Every treatment process is different. Your care team may use a combination of different techniques to treat schwannomas.
At the UK HealthCare Comprehensive Spine Center, our team of experts works together to create the treatment plan that best fits your specific needs.
You will need regular imaging to monitor your tumor, but you may not need other treatment unless or until it starts growing larger.
The type of tumor removal surgery you need will vary depending on the size of the tumor, the type of cancer, where it is located, and how far it has spread. You will likely need to spend several days in the hospital after surgery and may need physical therapy to help you recover.
Chemotherapy uses special drugs to destroy cancer cells. You may need chemotherapy to shrink a tumor prior to surgery. Or you may need it after surgery to attack cancer cells that remain in your body.
In most cases, chemotherapy is an outpatient IV infusion treatment performed in an infusion suite or clinic. Patients typically receive chemotherapy infusions for a few hours, for several weeks in a row. You may also be prescribed oral chemotherapy that you take at home.
Most patients may need a combination of drugs or multiple rounds of chemotherapy.
Radiation therapy is a form of cancer treatment that uses high doses of targeted energy to kill cancer cells. You may need radiation before or after surgery.
There are three types of radiation therapy:
- External beam radiation is performed by directing the targeted energy to the tumor in the body from a machine outside the body. Most people receive external beam radiation for weeks at a time.
- Internal radiation, also called brachytherapy, is performed by placing a radioactive source near the tumor within the body. Brachytherapy can be removed after a period of time or left inside the body until it is no longer radioactive.
- Systemic radiation is performed by having patients either take a liquid medicine by mouth or delivered through a vein. Systemic radiation travels throughout the entire body, but the medicines will collect in areas where cancer is present.

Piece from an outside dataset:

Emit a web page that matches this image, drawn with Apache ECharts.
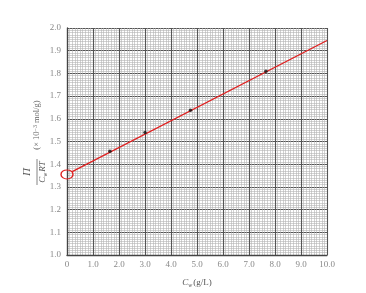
<!DOCTYPE html>
<html><head><meta charset="utf-8">
<script src="https://cdn.jsdelivr.net/npm/echarts@6/dist/echarts.min.js"></script>
<style>html,body{margin:0;padding:0;background:#fff}#c{width:366px;height:293px}</style>
</head><body><div id="c"></div>
<script>
const xTicks = [0, 1, 2, 3, 4, 5, 6, 7, 8, 9, 10];
const yTicks = [1.0, 1.1, 1.2, 1.3, 1.4, 1.5, 1.6, 1.7, 1.8, 1.9, 2.0];
const concentration = [1.65, 3.0, 4.75, 7.65];
const reducedOsmotic = [1.457, 1.54, 1.638, 1.81];
const fitLine = [[0.2, 1.367], [10, 1.945]];
const intercept = [[0, 1.355]];

const serif = '"Liberation Serif","DejaVu Serif",serif';
const chart = echarts.init(document.getElementById('c'));
chart.setOption({
  animation: false,
  grid: {left: 67, right: 39, top: 28, bottom: 36},
  xAxis: {
    type: 'value', min: xTicks[0], max: xTicks[xTicks.length-1], interval: 1,
    axisLine: {show: true, lineStyle: {color: '#444', width: 1.3}},
    axisTick: {show: false},
    axisLabel: {color: '#888', fontFamily: serif, fontSize: 9, margin: 5,
      formatter: v => v === 0 ? '0' : v.toFixed(1)},
    splitLine: {show: true, lineStyle: {color: '#555', width: 1.1}},
    minorTick: {show: false, splitNumber: 10},
    minorSplitLine: {show: true, lineStyle: {color: '#b4b4b4', width: 0.6}},
    name: '{i|C}{s|w}{n|(g/L)}', nameLocation: 'middle', nameGap: 22,
    nameTextStyle: {rich: {
      i: {fontFamily: serif, fontStyle: 'italic', fontSize: 9, color: '#555'},
      s: {fontFamily: serif, fontStyle: 'italic', fontSize: 6, color: '#555', verticalAlign: 'bottom', padding: [5,1,0,0]},
      n: {fontFamily: serif, fontSize: 9, color: '#555'}
    }}
  },
  yAxis: {
    type: 'value', min: yTicks[0], max: yTicks[yTicks.length-1], interval: 0.1,
    axisLine: {show: true, lineStyle: {color: '#444', width: 1.3}},
    axisTick: {show: false},
    axisLabel: {color: '#888', fontFamily: serif, fontSize: 9, margin: 6,
      formatter: v => v.toFixed(1)},
    splitLine: {show: true, lineStyle: {color: '#555', width: 1.1}},
    minorTick: {show: false, splitNumber: 10},
    minorSplitLine: {show: true, lineStyle: {color: '#b4b4b4', width: 0.6}}
  },
  series: [
    {type: 'line', data: fitLine, symbol: 'none', lineStyle: {color: '#e02020', width: 1.3}, z: 3},
    {type: 'scatter', data: concentration.map((x, i) => [x, reducedOsmotic[i]]), symbol: 'circle', symbolSize: 3.5,
      itemStyle: {color: '#111'}, z: 4},
    {type: 'scatter', data: intercept, symbol: 'circle', symbolSize: [12, 9], clip: false,
      itemStyle: {color: 'rgba(255,255,255,0)', borderColor: '#e02020', borderWidth: 1.2, opacity: 1}, z: 5}
  ],
  graphic: [{
    type: 'group', x: 37, y: 140, rotation: Math.PI / 2,
    children: [
      {type: 'text', x: -32, y: -4, style: {text: 'Π', font: 'italic 11px ' + serif, fill: '#555', align: 'center', verticalAlign: 'bottom'}},
      {type: 'line', shape: {x1: -45, y1: 0, x2: -19, y2: 0}, style: {stroke: '#666', lineWidth: 0.8}},
      {type: 'text', x: -32, y: 1, style: {
        text: '{i|C}{s|w}{i|RT}', align: 'center', verticalAlign: 'top',
        rich: {
          i: {fontFamily: serif, fontStyle: 'italic', fontSize: 9, fill: '#555'},
          s: {fontFamily: serif, fontStyle: 'italic', fontSize: 6, fill: '#555', verticalAlign: 'bottom', padding: [4,1,0,0]}
        }}},
      {type: 'text', x: 15, y: 0, style: {
        text: '{n|(× 10}{p|−3}{n|mol/g)}', align: 'center', verticalAlign: 'middle',
        rich: {
          n: {fontFamily: serif, fontSize: 8.5, fill: '#666'},
          p: {fontFamily: serif, fontSize: 6, fill: '#666', verticalAlign: 'top', padding: [0,2,4,0]}
        }}}
    ]
  }]
});
</script></body></html>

This outpatient treatment usually lasts for a short time. However, you will need radiation almost every day for several weeks in a row.
Targeted therapy, or precision medicine, uses drugs to talk to certain proteins or genes in cancer cells and tell them to stop reproducing. Targeted therapy may be given via outpatient infusion, or it may be a medicine that you take at home. You may be on and off a targeted therapy for days, weeks, months or longer.